El otro día nos dejó Matthew Perry, el intérprete que dio vida a Chandler en la mítica serie Friends durante una década. Su muerte, precedida por tres décadas de excesos etílicos y drogodependencias, llenó las redes sociales de condolencias, fotogramas, ilustraciones y diálogos de su personaje más famoso. Decía Chandler: "Cuando era joven empecé a utilizar el humor como mecanismo de defensa". Y, para muchos, Friends todavía es eso: un refugio al que recurrir cuando necesitamos que el humor nos proteja de la realidad o la haga más digerible. Fue enternecedor observar cómo los usuarios de Twitter o Instagram (me incluyo) buscaban maneras originales de decirle adiós a Chandler (más que a Perry): cuando un personaje es querido por tanta gente, la convicción de que el impacto anímico de su muerte es única, especial e intransferible en nuestro caso es una convicción legítima, conmovedora, pero también improbable. Como ocurre siempre, hubo personas que emplearon la ironía o el sarcasmo para remarcar el exceso de mensajes, tuits o stories en torno a esta pérdida: seguramente Chandler habría hecho justamente esto, así que el homenaje funciona en cualquier caso.
Hoy en día, más que cuando se estrenó Friends, el espectador medio ha educado su criterio en lo que se refiere al consumo audiovisual. Al menos, se ha hecho suya una terminología que antes era patrimonio exclusivo de los críticos profesionales: no es de extrañar que nuestro vecino comente que la última serie que ha visto pierde fuerza a partir de la segunda temporada, o que la actriz protagonista hace una interpretación magnífica, o que la propuesta te mantiene en una tensión permanente, o que el guión parece alargado hacia los últimos capítulos. El público no experto se ha familiarizado con estos conceptos y habla y critica sin complejos: las redes han favorecido esta falta de pudor a la hora de opinar, pero ya está bien combinar las críticas profesionales (a veces más obtusas o endogámicas, como si solo se dirigieran a otros críticos) con las valoraciones más frescas, transparentes o genuinas de espectadores corrientes.

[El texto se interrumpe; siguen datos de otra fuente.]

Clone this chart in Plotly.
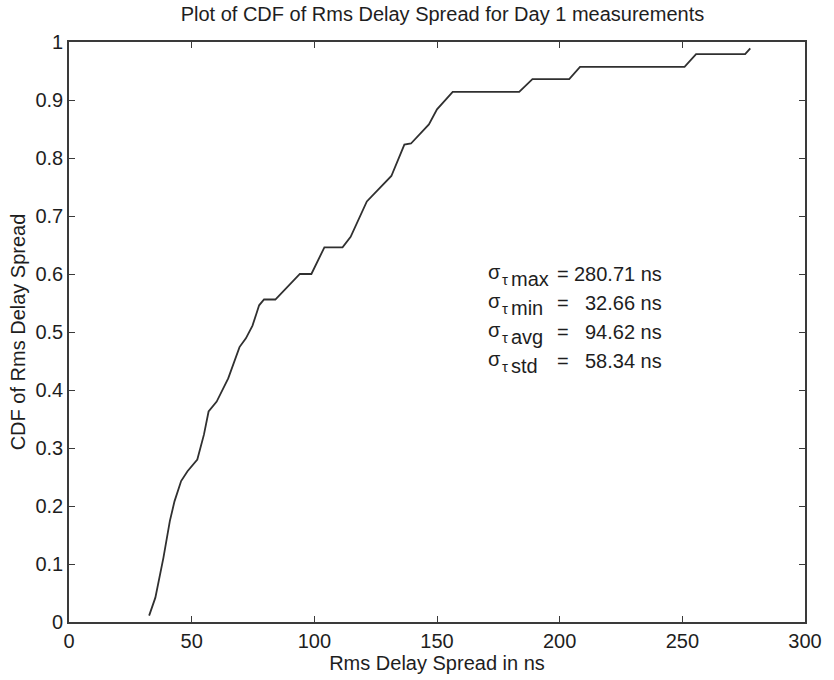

En tiempos de saturación de la oferta audiovisual y, sobre todo, en la época dorada de las series, no es descabellado preguntarse por qué todavía vemos una y otra vez series de hace dos décadas e incluso exigimos capítulos especiales, reencuentros, remakes, secuelas y documentales que alarguen un poco más su existencia. En esta misma línea, recientemente se anunció el regreso de otra serie mítica, Frasier, que nunca tuvo el impacto de Friends pero que sirve para ilustrar una misma tendencia: recurrimos a series popularísimas del pasado por motivos que deben de ser más viscerales que seriófilos, como si, por encima de todo, la ficción nos sirviera para sentirnos partícipes de una verdadera conexión emocional (colectiva e intergeneracional) mientras que, fuera del televisor, el individualismo se impone inexorablemente. Porque, volviendo a Chandler, es cierto que la tristeza y la emotividad compartidas quizá interpelan a la ficción, pero no por eso son de mentira.